A Neural Operator-Based Emulator for Regional Shallow Water Dynamics
Peter Rivera-Casillas, Sourav Dutta, Shukai Cai, Mark Loveland, Kamaljyoti Nath, Khemraj Shukla, Corey Trahan, Jonghyun Lee, Matthew Farthing, Clint Dawson
TL;DR
The paper tackles real-time regional coastal forecasting by learning the time-evolution operator of the shallow-water equations under variable IC, BC, and a domain parameter. It introduces MITONet, a neural operator framework that fuses latent-space autoencoders, multi-input branches, and temporal bundling to produce autoregressive forecasts with long horizon accuracy. Empirical results on the Shinnecock Inlet ADCIRC dataset show MITONet achieves 300x–600x speed-ups over traditional solvers while maintaining high accuracy (high ACC, low RMSE) over a 55-day rollout and across unseen initial conditions and parameter values.
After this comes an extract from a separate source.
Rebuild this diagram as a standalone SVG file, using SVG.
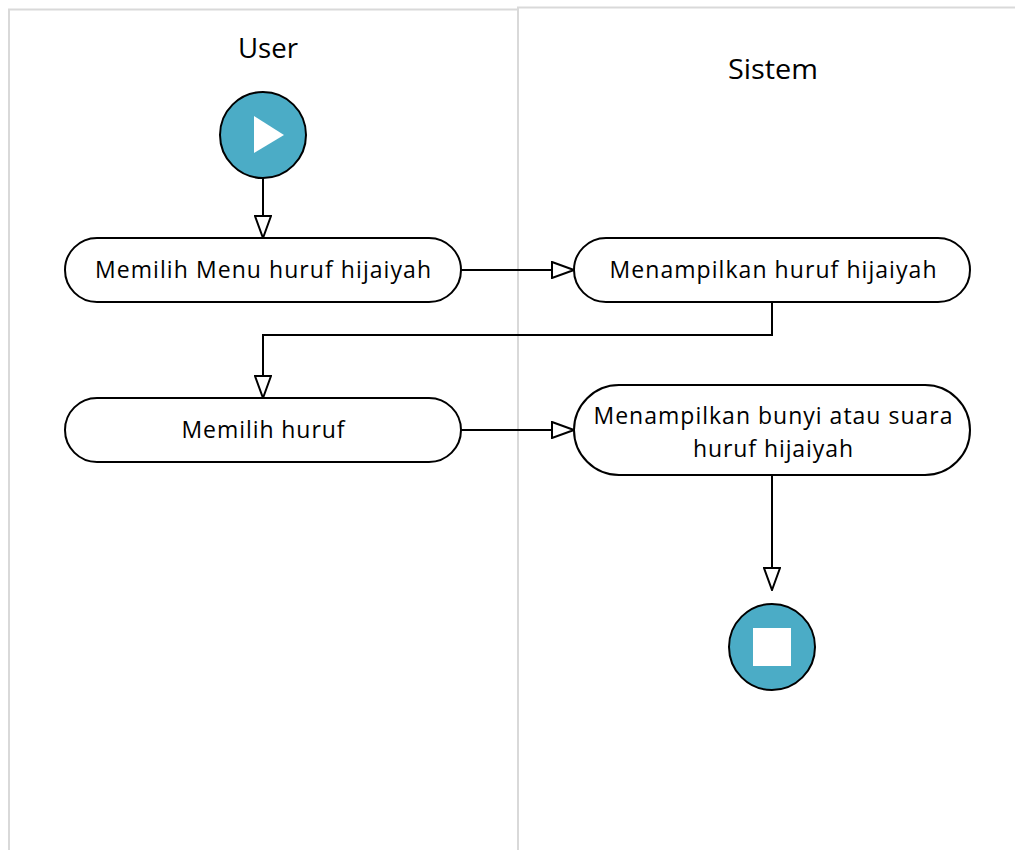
<svg xmlns="http://www.w3.org/2000/svg" width="1015" height="850" viewBox="0 0 1015 850">
<defs>
<style>
.lane{fill:#ffffff;stroke:#d9d9d9;stroke-width:2}
.act{fill:#ffffff;stroke:#000000;stroke-width:2}
.lbl{font-family:"Open Sans","Liberation Sans",Arial,sans-serif;font-size:23px;fill:#000000;text-anchor:middle}
.title{font-family:"Open Sans","Liberation Sans",Arial,sans-serif;font-size:28px;fill:#000000;text-anchor:middle}
.term{fill:#4bacc6;stroke:#000000;stroke-width:2}
.conn{fill:none;stroke:#000000;stroke-width:2}
</style>
<marker id="ah" markerWidth="24" markerHeight="18" refX="23" refY="9" orient="auto" markerUnits="userSpaceOnUse">
<path d="M1,1 L23,9 L1,17 Z" fill="#ffffff" stroke="#000000" stroke-width="2"/>
</marker>
</defs>
<rect width="1015" height="850" fill="#ffffff"/>
<g id="lane-user">
<path class="lane" d="M9,851 L9,9.5 L518,9.5"/>
<text class="title" x="268" y="58" textLength="60" lengthAdjust="spacingAndGlyphs">User</text>
</g>
<g id="lane-sistem">
<path class="lane" d="M518,851 L518,7.5 L1016,7.5"/>
<text class="title" x="773" y="79" textLength="90" lengthAdjust="spacingAndGlyphs">Sistem</text>
</g>
<g id="connectors">
<path class="conn" d="M263,178 L263,238" marker-end="url(#ah)"/>
<path class="conn" d="M461,270 L574,270" marker-end="url(#ah)"/>
<path class="conn" d="M772,302 L772,335 L263,335 L263,398" marker-end="url(#ah)"/>
<path class="conn" d="M461,430 L574,430" marker-end="url(#ah)"/>
<path class="conn" d="M772,475 L772,590" marker-end="url(#ah)"/>
</g>
<g id="start">
<circle class="term" cx="263" cy="135" r="43"/>
<polygon points="254,116 284,135 254,153" fill="#ffffff"/>
</g>
<g id="n1">
<rect class="act" x="65" y="238" width="396" height="64" rx="32" ry="32"/>
<text class="lbl" x="263" y="278" textLength="336" lengthAdjust="spacing">Memilih Menu huruf hijaiyah</text>
</g>
<g id="n2">
<rect class="act" x="574" y="238" width="396" height="64" rx="32" ry="32"/>
<text class="lbl" x="773" y="278" textLength="327" lengthAdjust="spacing">Menampilkan huruf hijaiyah</text>
</g>
<g id="n3">
<rect class="act" x="65" y="398" width="396" height="64" rx="32" ry="32"/>
<text class="lbl" x="263" y="438" textLength="163" lengthAdjust="spacing">Memilih huruf</text>
</g>
<g id="n4">
<rect class="act" x="574" y="385" width="396" height="90" rx="45" ry="45"/>
<text class="lbl" x="773" y="424" textLength="359" lengthAdjust="spacing">Menampilkan bunyi atau suara</text>
<text class="lbl" x="773" y="457" textLength="160" lengthAdjust="spacing">huruf hijaiyah</text>
</g>
<g id="end">
<circle class="term" cx="772" cy="647" r="43"/>
<rect x="753" y="628" width="38" height="38" fill="#ffffff"/>
</g>
</svg>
The work demonstrates substantial potential for fast, flexible coastal-hydrodynamics emulation and points to future work in extreme events and uncertainty quantification.
Abstract
Coastal regions are particularly vulnerable to the impacts of rising sea levels and extreme weather events. Accurate real-time forecasting of hydrodynamic processes in these areas is essential for infrastructure planning and climate adaptation. In this study, we present the Multiple-Input Temporal Operator Network (MITONet), a novel autoregressive neural emulator that employs dimensionality reduction to efficiently approximate high-dimensional numerical solvers for complex, nonlinear problems that are governed by time-dependent, parameterized partial differential equations. Although MITONet is applicable to a wide range of problems, we showcase its capabilities by forecasting regional tide-driven dynamics described by the two-dimensional shallow-water equations, while incorporating initial conditions, boundary conditions, and a varying domain parameter. We demonstrate MITONet's performance in a real-world application, highlighting its ability to make accurate predictions by extrapolating both in time and parametric space.